Cleveland title sparks season-ending surge
In their first tournament together in Cleveland, Kontaveit snapped her losing streak with a three-set win over Lauren Davis in the first round and proceeded to march to her first WTA title since 2017. Defeating Caroline Garcia, Katerina Siniakova and Sara Sorribes Tormo en route to the final, Kontaveit finally clinched her second WTA title with a 7-6(5), 6-4 win over Irina-Camelia Begu.
Kontaveit went into Cleveland sitting at No.30 on the Porsche Race to the WTA Finals. Cleveland was just the beginning of a remarkable sprint to the end of the season to snag the final qualifying spot for Guadalajara.
Kontaveit wins the biggest title of her career in Ostrava
After a third-round showing at the US Open, where she bowed out to Swiatek, Kontaveit stormed to her second title of the season and the biggest in Ostrava. To win her first WTA 500 title, Kontaveit did not lose a set against a murderer's row of opponents, defeating Sorana Cirstea, Paula Badosa, Belinda Bencic, Petra Kvitova and Maria Sakkari in the final.
"I think I've always had good shots technically," Kontaveit said. "I don't think there's anything dramatically wrong with my game. It's so much in the head.
I just think I'm playing in a more positive and more secure way, not doing too much but being aggressive. I think I'm moving great. I'm looking at things in a more positive way, which I think translates in my game."
By the time Kontaveit faced Jabeur in the Round of 16 at Indian Wells, the Estonian was riding a nine-match win streak and had won 16 of her last 17 matches. Jabeur would end her streak with a 7-5, 6-3 win, but Kontaveit's late season surge had put her in the running to sneak the final spot in Guadalajara from Jabeur.
All Kontaveit had to do was go undefeated for the remainder of the season.
On August 17th, Anett Kontaveit was on a 5-match losing streak after losing to Ons Jabeur in 1R Cincinnati.— WTA Insider (@WTA_insider) October 31, 2021
Since August 17th: Went 26-2, 4 titles, and will surge from No.30 to No.8 on the Porsche Race to the WTA Finals.
On Monday, the Estonian will make her Top 10 debut. pic.twitter.com/ItzmYiJgw1
Ten consecutive wins locks in Top 10 debut, WTA Finals qualification
Kontaveit had already tallied five straight wins under the roof in Ostrava and would finish her campaign on a 15-match winning-streak indoors, sealing her Top 10 debut and first WTA Finals qualification with one of the most remarkable season finishes of recent note.
In Moscow, Kontaveit took home her third title of the year with a battling run to the title. She defeated Garbiñe Muguruza in the quarterfinals and Marketa Vondrousova in the semifinals. She then rallied from 6-4, 4-0 down in the final to defeat Ekaterina Alexandrova, 4-6, 6-4, 7-5.

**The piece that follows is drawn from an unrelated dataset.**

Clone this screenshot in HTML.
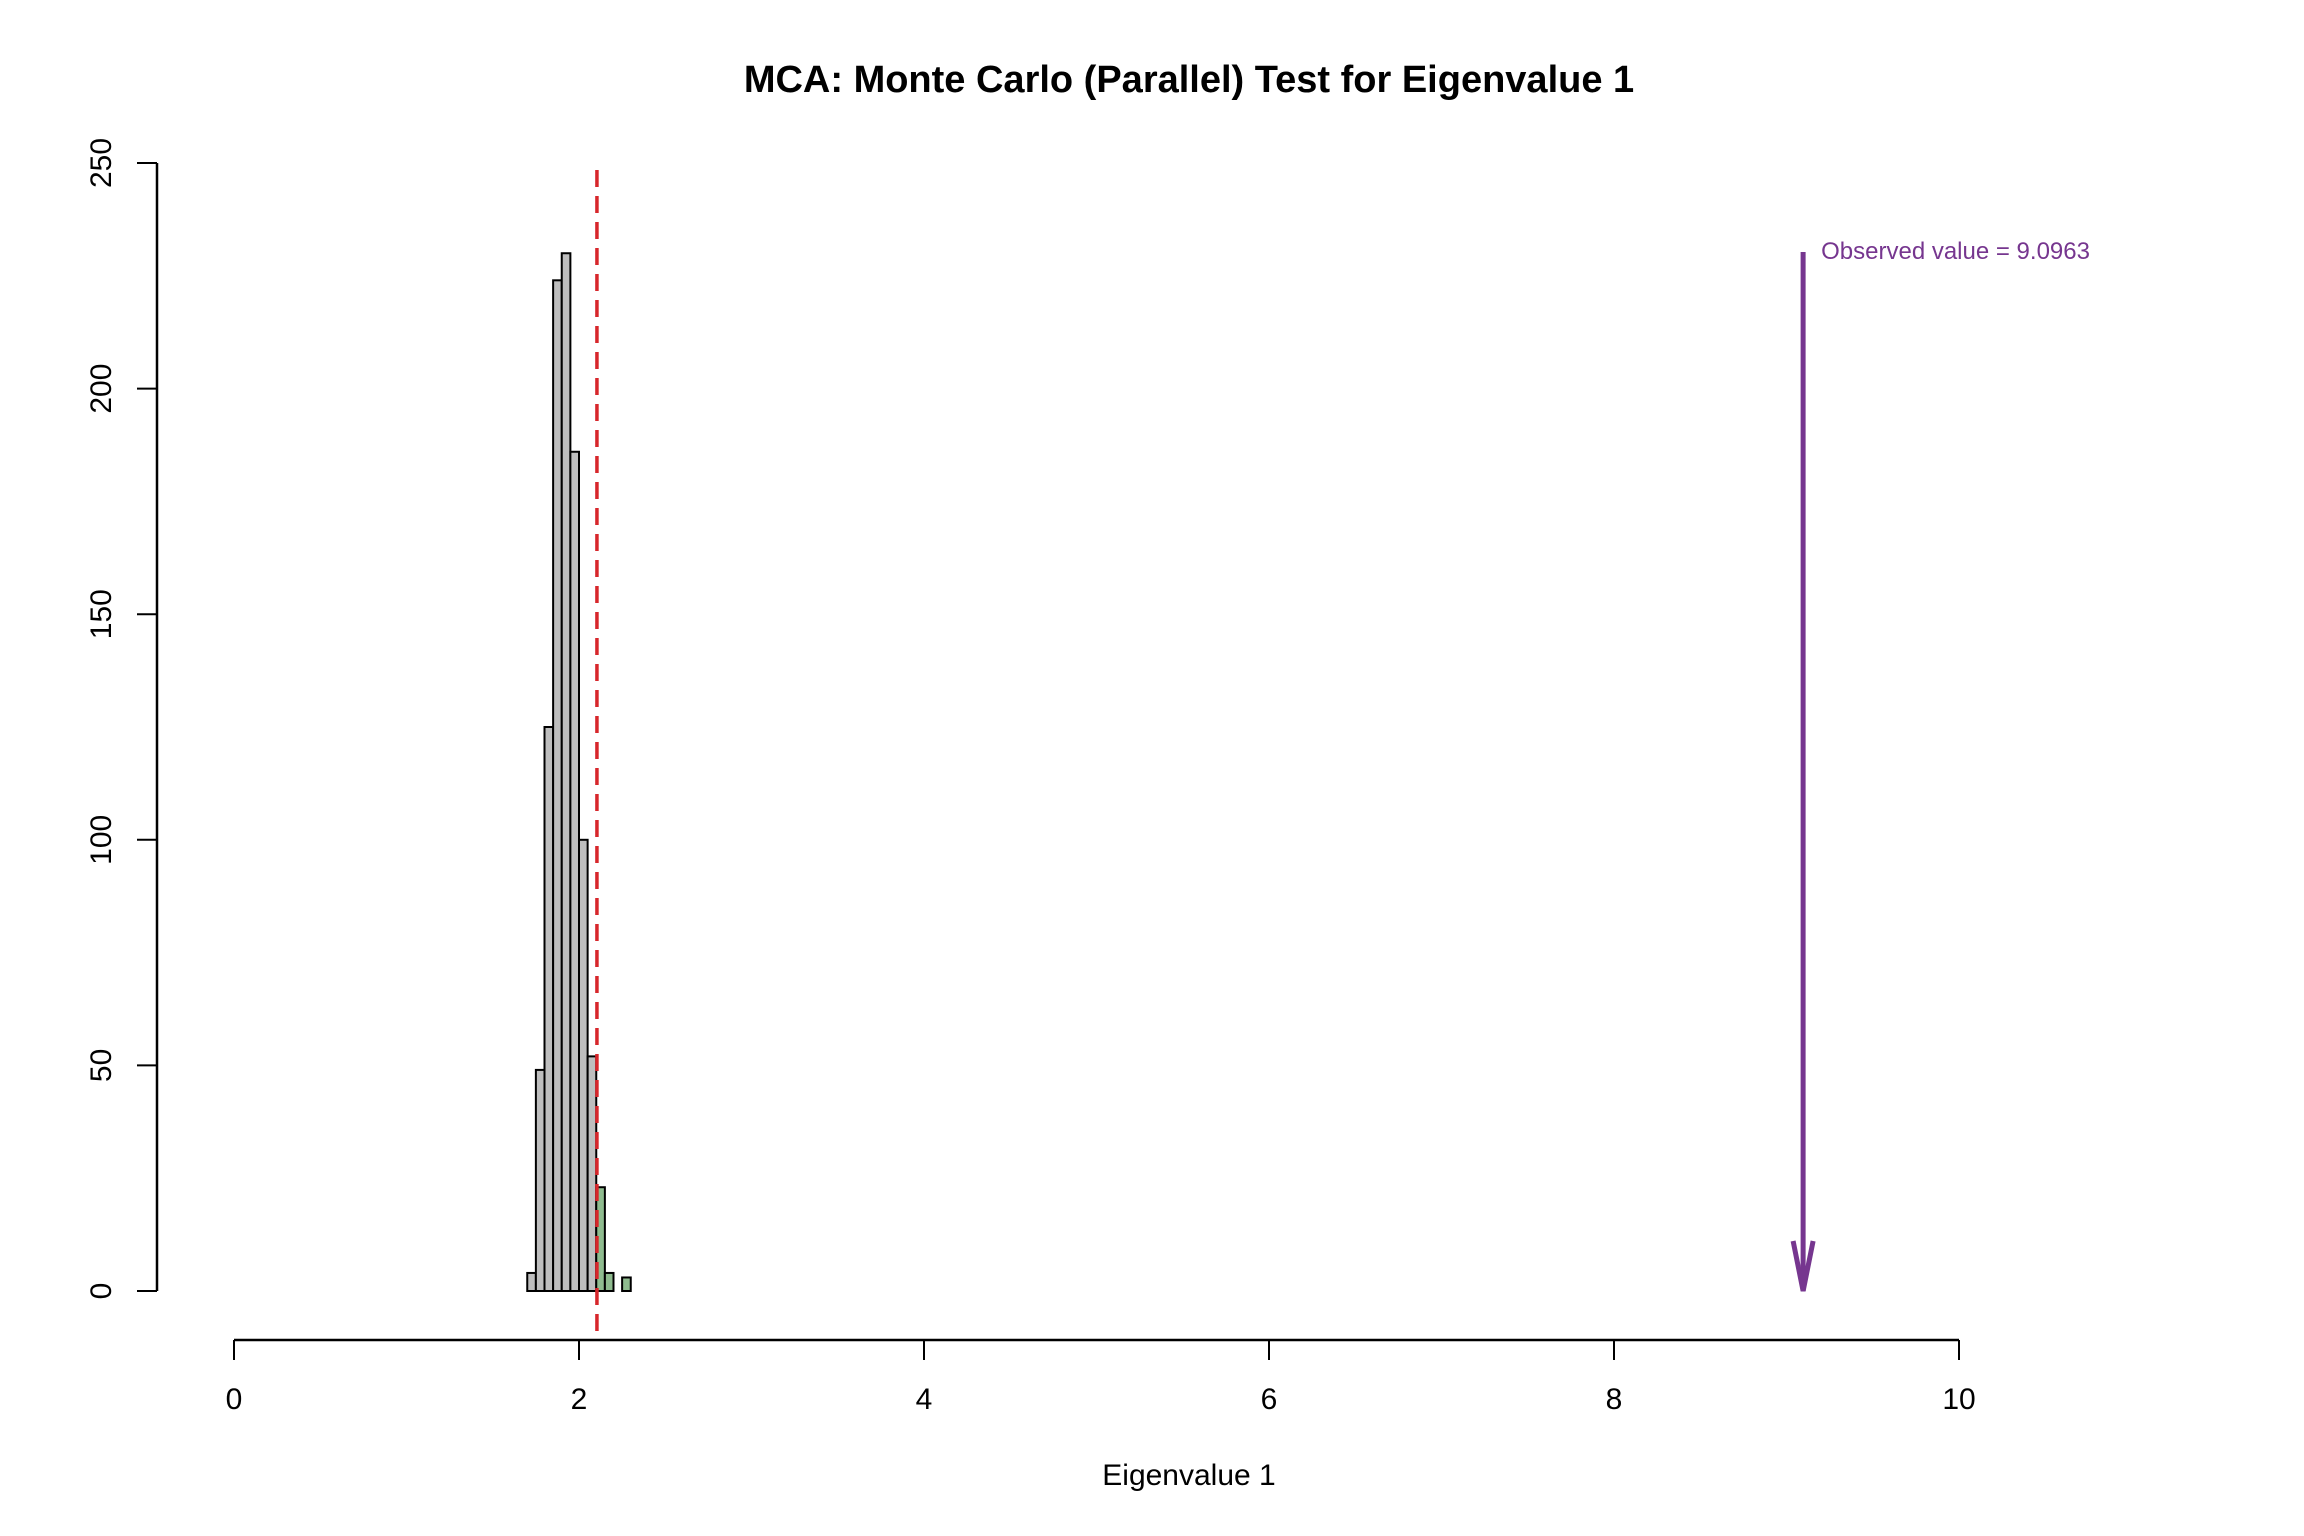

"I didn't think anything like this was ever possible," Kontaveit said. "Even after winning Moscow, I came [to Cluj-Napoca] and thought, 'This is such a longshot. What am I even doing? I'm exhausted. This is so hard.'"
It may have been hard, but Kontaveit made it look easy. Winning her fourth tournament in seven events, the Estonian did not lose a set all week in Cluj-Napoca, defeating Simona Halep 6-2, 6-3 in the final. The victory sealed her ticket to Guadalajara as well as history for Estonia and the 25-year-old became the first woman from her country to debut in the Top 10.
In sum, Kontaveit went 19-13 through her first 14 tournaments of 2021. She finished the year going 26-2 over her last seven tournaments, winning four titles to sit behind No.1 Ashleigh Barty for most titles this season, and finishing the best season of her career with a 45-15 record.